La pandémie a certainement amené son lot de problèmes partout dans le monde. Mais d’une certaine façon, elle semble être venue s’imbriquer sur l’époque dans laquelle nous vivons. Avant la pandémie, il faut se rappeler que nous avions déjà un important problème de stress et d’anxiété sociale. Avec l’arrivée d’internet dans les années 1990, nous avons entamé une période jusqu’à aujourd’hui ininterrompue de diminution importante des contacts humains. Les enfants qui s’amusent avec leurs tablettes électroniques au lieu de jouer dehors, comme toutes les autres générations l’avaient fait auparavant, est une image frappante. Alors même que nous pensions que l’isolement dû à cette fixation technologique obsessionnelle ne pouvait pas nous distancer davantage les uns des autres, le coronavirus est arrivé à obliger les gouvernements à carrément légaliser la distanciation sociale.
Un autre étrange malaise psychologique existait avant la pandémie et n’en fut pas moins renforcé avec l’année 2020. Cette propension à la victimisation, ce recours systématique au reproche, et ce, pour toutes sortes de raison. Il y a d’abord les nouvelles injonctions de la culture de la diversité et de l’inclusion, qui sont à la fois légitimes sur le fond, mais qui perdent totalement leur sens lorsqu’elles sont exploitées de façon abusives pour détruire l’autre. Il y a depuis plusieurs années un souci exagéré pour des détails, une facilité à la plainte. Une tendance également à ce que les règlements punissent l’ensemble de la société pour les écarts anodins de quelques-uns. Par exemple, qu’en est-il des chiens? Comment se fait-il qu’ils se voient interdire l’accès aux parcs, aux plages, à plusieurs sentiers pédestres? L’arrivée de la Covid-19 a évidemment centuplé les restrictions, les règles de la vie en société. Le problème d’une telle multiplication est que souvent les règlements viennent à se contredire, à changer trop rapidement pour être connus et suivis. Il s’en suit une société de l’incertitude.

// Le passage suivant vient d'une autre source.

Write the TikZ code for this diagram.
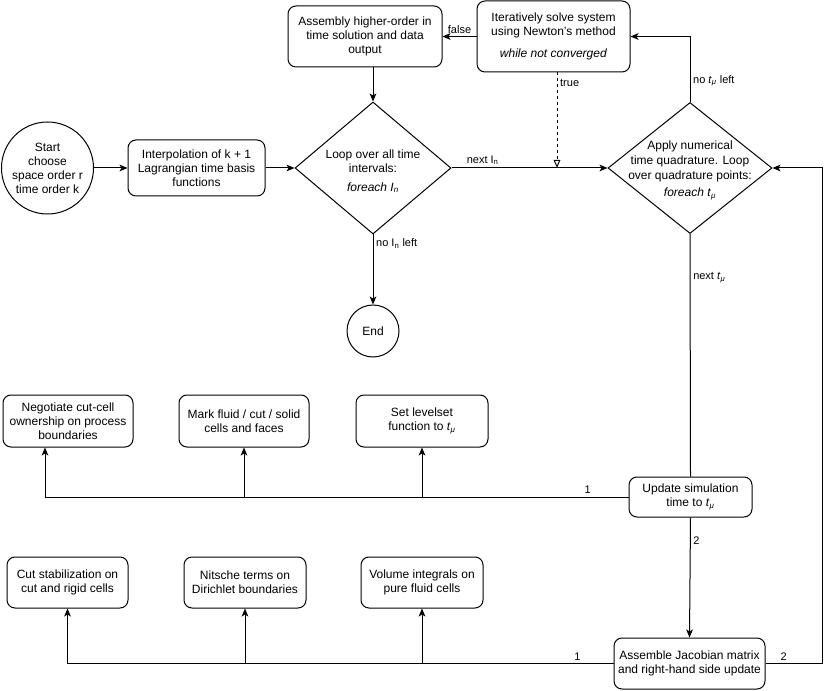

Internet, en plus de nous avoir isolés tous, provoque l’escamotage éhonté de la langue française, reléguée à un charivari d’abréviations et d’acronymes anglicisés. Cette transformation du langage dénote un je-m’en-foutisme généralisé. Le protocole interpersonnel est tellement déconstruit que cela abîme carrément la politesse. En définitive, le manque respect est aujourd’hui omniprésent sur les réseaux sociaux. L’incivilité rampante n’a d’égale que la quantité de règles qui cherchent à tout régir. Le renfermement individuel provoque un égoïsme fâché qui mobilise à son avantage les mécanismes légaux. En même temps, les pires exactions sont commises sur internet : autant le monde réel est-il sous surveillance, autant le monde virtuel semble incontrôlable.
Il y a depuis le début du 21ème siècle une pression sociale pour la performance et pour la consommation, ce qui amène une difficulté à vivre le moment présent. Le temps nous apparaît passer à une vitesse folle. Cela peut s’expliquer par ce temps perdu au profit de nos téléphones intelligents et nos médias sociaux. Il ne faut pas oublier que le modèle d’entreprise même de ceux qui nous les offrent est basé sur la dépendance des usagers. Non par hasard, mais par « design ». La pandémie est venue cristalliser les tendances qui émergeaient depuis quelques décennies. Nous vivons dans un monde d’intolérance. Il nous faudra reconstruire, et ce, en mettant beaucoup d’efforts pour maintenir et entretenir nos relations familiales, amoureuses et amicales. Dans la vraie vie.